● **WRITTEN REQUEST**: Your task is to retype the lines from the opening of the material through the line that includes "const labels = categories.map((c, i)". Do not copy the pictures.
● ● ● ●
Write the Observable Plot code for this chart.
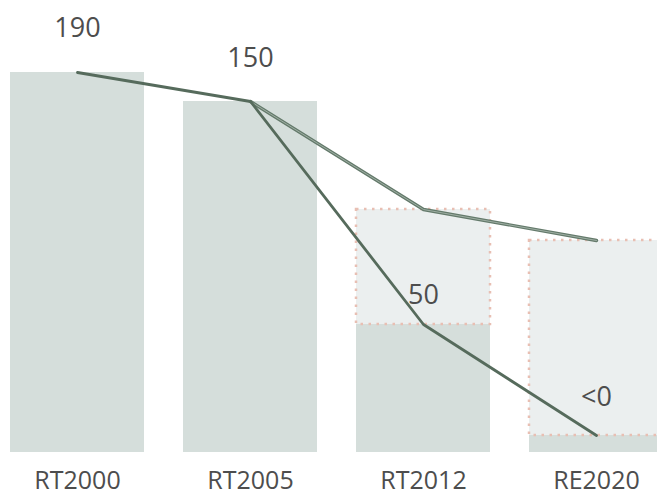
<!DOCTYPE html>
<html>
<head>
<meta charset="utf-8">
<script src="https://cdn.jsdelivr.net/npm/d3@7"></script>
<script src="https://cdn.jsdelivr.net/npm/@observablehq/plot@0.6"></script>
<style>
  html, body { margin: 0; padding: 0; background: white; overflow: hidden; }
</style>
</head>
<body>
<div id="chart"></div>
<script>
const categories = ["RT2000", "RT2005", "RT2012", "RE2020"];
const barValues = [190, 175.5, 64, 8.5];
const boxTops = [null, null, 121.5, 106];
const valueLabels = ["190", "150", "50", "<0"];
const labelY = [212, 197, 78.5, 27.5];
const upperValues = [null, 175.5, 121.5, 106];

const bars = categories.map((c, i) => ({cat: c, v: barValues[i]}));
const boxes = categories.map((c, i) => ({cat: c, lo: barValues[i], hi: boxTops[i]})).filter(d => d.hi != null);
const lower = categories.map((c, i) => ({cat: c, v: barValues[i]}));
const upper = categories.map((c, i) => ({cat: c, v: upperValues[i]})).filter(d => d.v != null);
const labels = categories.map((c, i) => ({cat: c, y: labelY[i], t: valueLabels[i]}));

const chart = Plot.plot({
  width: 657,
  height: 496,
  marginTop: 0,
  marginBottom: 44,
  marginLeft: 0,
  marginRight: 0,
  style: {fontFamily: "'Open Sans', sans-serif", background: "white"},
  x: {type: "band", domain: categories, range: [0, 673], paddingInner: 0.224, paddingOuter: 0.046, axis: null},
  y: {domain: [0, 226], range: [452, 0], axis: null},
  marks: [
    Plot.rectY(boxes, {x: "cat", y1: "lo", y2: "hi", fill: "#ebefef"}),
    Plot.barY(bars, {x: "cat", y: "v", fill: "#d5dedb"}),
    Plot.rectY(boxes, {x: "cat", y1: "lo", y2: "hi", fill: "none", stroke: "#e8bfb3", strokeWidth: 2.5, strokeDasharray: "2.5 5.5"}),
    Plot.line(upper, {x: "cat", y: "v", stroke: "#647a6b", strokeWidth: 3.4}),
    Plot.line(upper, {x: "cat", y: "v", stroke: "#9fafa4", strokeWidth: 1}),
    Plot.line(lower, {x: "cat", y: "v", stroke: "#566b5c", strokeWidth: 2.8}),
    Plot.text(labels, {x: "cat", y: "y", text: "t", fontSize: 27, fill: "#4d4d4d", lineAnchor: "middle"}),
    Plot.text(categories, {x: d => d, frameAnchor: "bottom", dy: 28.5, text: d => d, fontSize: 25, fill: "#4d4d4d", lineAnchor: "middle"})
  ]
});
document.getElementById("chart").appendChild(chart);
</script>
</body>
</html>
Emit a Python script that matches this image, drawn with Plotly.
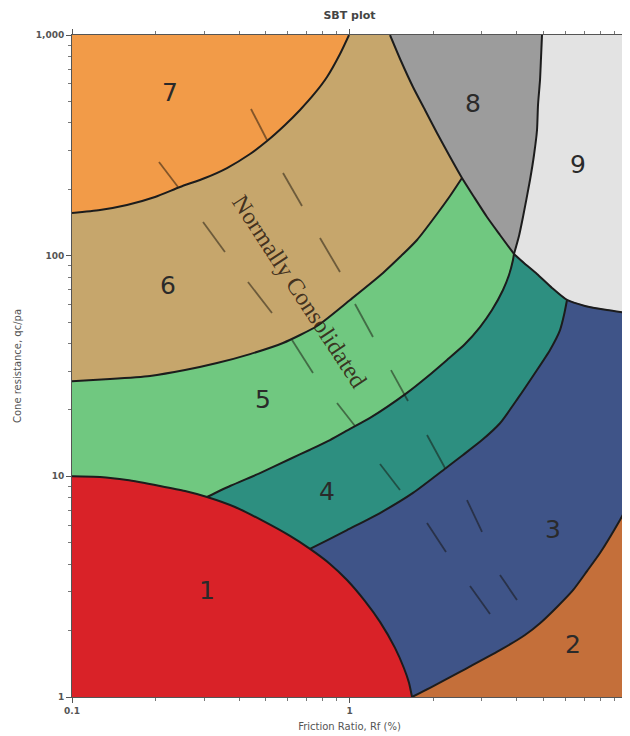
● ● ● ●
● **SOLVED PROBLEM**:
Write the Observable Plot code for this chart.
<!DOCTYPE html>
<html>
<head>
<meta charset="utf-8">
<script src="https://cdn.jsdelivr.net/npm/d3@7"></script>
<script src="https://cdn.jsdelivr.net/npm/@observablehq/plot@0.6"></script>
<style>
  html, body { margin: 0; padding: 0; background: white; overflow: hidden; }
</style>
</head>
<body>
<div id="chart"></div>
<script>
const categories = ["RT2000", "RT2005", "RT2012", "RE2020"];
const barValues = [190, 175.5, 64, 8.5];
const boxTops = [null, null, 121.5, 106];
const valueLabels = ["190", "150", "50", "<0"];
const labelY = [212, 197, 78.5, 27.5];
const upperValues = [null, 175.5, 121.5, 106];

const bars = categories.map((c, i) => ({cat: c, v: barValues[i]}));
const boxes = categories.map((c, i) => ({cat: c, lo: barValues[i], hi: boxTops[i]})).filter(d => d.hi != null);
const lower = categories.map((c, i) => ({cat: c, v: barValues[i]}));
const upper = categories.map((c, i) => ({cat: c, v: upperValues[i]})).filter(d => d.v != null);
const labels = categories.map((c, i) => ({cat: c, y: labelY[i], t: valueLabels[i]}));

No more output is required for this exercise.